Huge toplines are not surprising in the infrastructure space, given the high volume-low margin nature of the business.
Harendra Singh, Chairman and Managing Director, H G Infra Engineering said his company has followed a disciplined approach to growth.
“Having seen the difficult market conditions very early, we have been conservative," said Singh, adding that HG Infra has stuck to its core business, kept a hawk eye on balance sheet and has not chased topline growth at the cost of profitability.
The company in the past stayed away from the build-own-transfer (BOT) assets, and thus escaped the problems that come with the need for huge debt to own BOT assets.
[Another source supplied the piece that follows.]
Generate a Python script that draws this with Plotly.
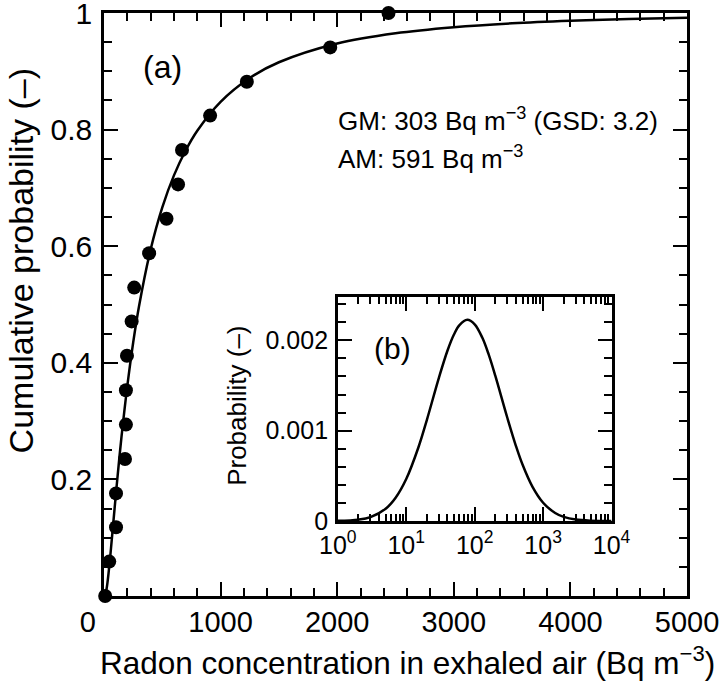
import plotly.graph_objects as go

# ---- data ----
# measured points: radon concentration (Bq m^-3) vs cumulative probability
meas_x = [10, 45, 103, 103, 180, 188, 188, 197, 237, 259, 387, 536, 635, 669, 910, 1225, 1940, 2440]
meas_y = [0.0, 0.059, 0.118, 0.176, 0.235, 0.294, 0.353, 0.412, 0.471, 0.529,
          0.588, 0.647, 0.706, 0.765, 0.824, 0.882, 0.941, 1.0]

# fitted cumulative curve
cdf_x = [0, 10, 20, 30, 40, 50, 60, 80, 100, 125, 150, 200, 250, 300, 400, 500, 600,
         700, 800, 1000, 1250, 1500, 2000, 2500, 3000, 3500, 4000, 4500, 5000]
cdf_y = [0.0, 0.0017, 0.0097, 0.0234, 0.0409, 0.0607, 0.0819, 0.1261, 0.1703, 0.2233,
         0.2728, 0.3605, 0.4344, 0.4966, 0.5944, 0.6667, 0.7215, 0.7642, 0.7981, 0.8477,
         0.8885, 0.9155, 0.9477, 0.9652, 0.9756, 0.9823, 0.9867, 0.9898, 0.9920]

# inset (b): probability density
pdf_x = [1, 2, 3, 5, 7, 10, 15, 20, 30, 40, 50, 60, 78, 100, 130, 160, 200, 300, 400,
         500, 700, 1000, 1500, 2000, 3000, 5000, 10000]
pdf_y = [0.000002, 0.0000154, 0.0000436, 0.000136, 0.000258, 0.000465, 0.000811, 0.001118,
         0.001585, 0.001885, 0.002067, 0.002169, 0.002227, 0.002178, 0.002025, 0.001844,
         0.001609, 0.001143, 0.000833, 0.000625, 0.000378, 0.0002025, 0.0000888, 0.000046,
         0.0000164, 0.0000038, 0.0000004]

main_xticks = [0, 1000, 2000, 3000, 4000, 5000]
main_xticktext = ["0\u2007\u2007", "1000", "2000", "3000", "4000", "5000"]
main_yticks = [0, 0.2, 0.4, 0.6, 0.8, 1.0]
main_yticktext = ["", "0.2", "0.4", "0.6", "0.8", "1"]
inset_xticks = [1, 10, 100, 1000, 10000]
inset_xticktext = ["10<sup>0</sup>", "10<sup>1</sup>", "10<sup>2</sup>", "10<sup>3</sup>", "10<sup>4</sup>"]
inset_yticks = [0, 0.001, 0.002]
inset_yticktext = ["0", "0.001", "0.002"]

FONT = "Liberation Sans, Arial, sans-serif"
BLACK = "#000000"

fig = go.Figure()
fig.add_trace(go.Scatter(x=cdf_x, y=cdf_y, mode="lines", line=dict(color=BLACK, width=2.5, shape="spline"),
                         xaxis="x", yaxis="y", showlegend=False, cliponaxis=False))
fig.add_trace(go.Scatter(x=meas_x, y=meas_y, mode="markers", marker=dict(color=BLACK, size=14),
                         xaxis="x", yaxis="y", showlegend=False, cliponaxis=False))
fig.add_trace(go.Scatter(x=pdf_x, y=pdf_y, mode="lines", line=dict(color=BLACK, width=2.5, shape="spline"),
                         xaxis="x2", yaxis="y2", showlegend=False))

minor_log = [m * d for d in (1, 10, 100, 1000) for m in range(2, 10)]

common = dict(ticks="inside", tickwidth=2, tickcolor=BLACK, showline=True, linewidth=2.5,
              linecolor=BLACK, mirror="ticks", showgrid=False, zeroline=False, automargin=False,
              ticklabeloverflow="allow")

fig.update_layout(
    template="none",
    width=724, height=684,
    margin=dict(l=104, r=37, t=13, b=88, autoexpand=False),
    paper_bgcolor="white", plot_bgcolor="white",
    font=dict(family=FONT, color=BLACK),
    xaxis=dict(domain=[0, 1], range=[0, 5000], tickvals=main_xticks, ticktext=main_xticktext,
               ticklen=14, tickfont=dict(size=29), ticklabelstandoff=-2,
               minor=dict(dtick=200, tick0=0, ticks="inside", ticklen=8, tickwidth=2, tickcolor=BLACK),
               **common),
    yaxis=dict(domain=[0, 1], range=[0, 1], tickvals=main_yticks, ticktext=main_yticktext,
               ticklen=14, tickfont=dict(size=30), ticklabelstandoff=3,
               minor=dict(dtick=0.05, tick0=0, ticks="inside", ticklen=8, tickwidth=2, tickcolor=BLACK),
               **common),
    xaxis2=dict(domain=[0.401, 0.8706], anchor="y2", type="log", range=[0, 4], tickvals=inset_xticks,
                ticktext=inset_xticktext, ticklen=14, tickfont=dict(size=25),
                minor=dict(tickvals=minor_log, ticks="inside", ticklen=7, tickwidth=2, tickcolor=BLACK),
                **common),
    yaxis2=dict(domain=[0.1286, 0.5129], anchor="x2", range=[0, 0.00248], tickvals=inset_yticks,
                ticktext=inset_yticktext, ticklen=14, tickfont=dict(size=25), ticklabelstandoff=2,
                minor=dict(dtick=0.0002, tick0=0, ticks="inside", ticklen=8, tickwidth=2, tickcolor=BLACK),
                **common),
    annotations=[
        dict(text="Radon concentration in exhaled air (Bq m<sup>−3</sup>)", xref="paper", yref="paper",
             x=0.521, y=-0.112, xanchor="center", yanchor="middle", showarrow=False, font=dict(size=31.5)),
        dict(text="Cumulative probability (–)", xref="paper", yref="paper", textangle=-90,
             x=-0.143, y=0.575, xanchor="center", yanchor="middle", showarrow=False, font=dict(size=34)),
        dict(text="(a)", xref="paper", yref="paper", x=0.0995, y=0.9074, xanchor="center",
             yanchor="middle", showarrow=False, font=dict(size=32)),
        dict(text="GM: 303 Bq m<sup>−3</sup> (GSD: 3.2)", xref="paper", yref="paper", x=0.398, y=0.818,
             xanchor="left", yanchor="middle", showarrow=False, font=dict(size=26)),
        dict(text="AM: 591 Bq m<sup>−3</sup>", xref="paper", yref="paper", x=0.398, y=0.753,
             xanchor="left", yanchor="middle", showarrow=False, font=dict(size=26)),
        dict(text="(b)", xref="paper", yref="paper", x=0.494, y=0.4237, xanchor="center",
             yanchor="middle", showarrow=False, font=dict(size=30)),
        dict(text="Probability (–)", xref="paper", yref="paper", textangle=-90,
             x=0.228, y=0.326, xanchor="center", yanchor="middle", showarrow=False, font=dict(size=26)),
    ],
)

# remove the default 8 px page margin so the figure sits at the window's top-left corner
fig.write_html("out.html", config={"displayModeBar": False},
               post_script="document.body.style.margin='0px';")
In the engineering, procurement and construction (EPC) business, the key to profits is keeping the cost of equipment hiring low. Since inception, HG Infra has been building its own stock of equipment. This has helped it reduce costs and at the same time have better control on execution. Almost 50% of its capital is deployed in fixed assets, comprising mainly of equipment, without putting pressure on the balance sheet. A direct benefit of this is lower working capital requirement. It is working capital at 35 days is much lower than the industry average of about 100 days. One healthy sign of this has been that historically its debt financing has been less than equity and profits (before interest) are roughly three times more than its interest cost.
Moving the value chain
Moreover, the company is now leveraging these advantages of cost and execution capabilities to build scale. Starting as a sub-contractor, HG Infra has gradually built technical and financial muscles to qualify for the projects as main contractor. Today it is qualified to bid for a single EPC order of about Rs 925 crore, which will further improve with the infusion of IPO money (Rs 300 crore), to about Rs 1200 crore next year. In addition, the company will be qualified for a single hybrid annuity model (HAM) project worth Rs 1300 crore. The company has a pending order book of close to Rs 3700 crore or 3.5 times its FY17 revenues.
Outlook and valuation
In the first half of the current financial year, the company made a profit of Rs 29.3 crore. Adjusting for the IPO money (interest income) and building marginal 10% growth on the annualised profit, we arrived at a net profit of close to Rs 65 crore this year. This on an adjusted market capitalisation (net of cash) gives us a price to earnings ratio of 22 times its FY18 earnings. This is quite attractive considering the earnings growth visibility largely backed by strong order book and structural opportunities in the sector. Moreover one should also factor in the management’s conservative approach and prudent capital allocation.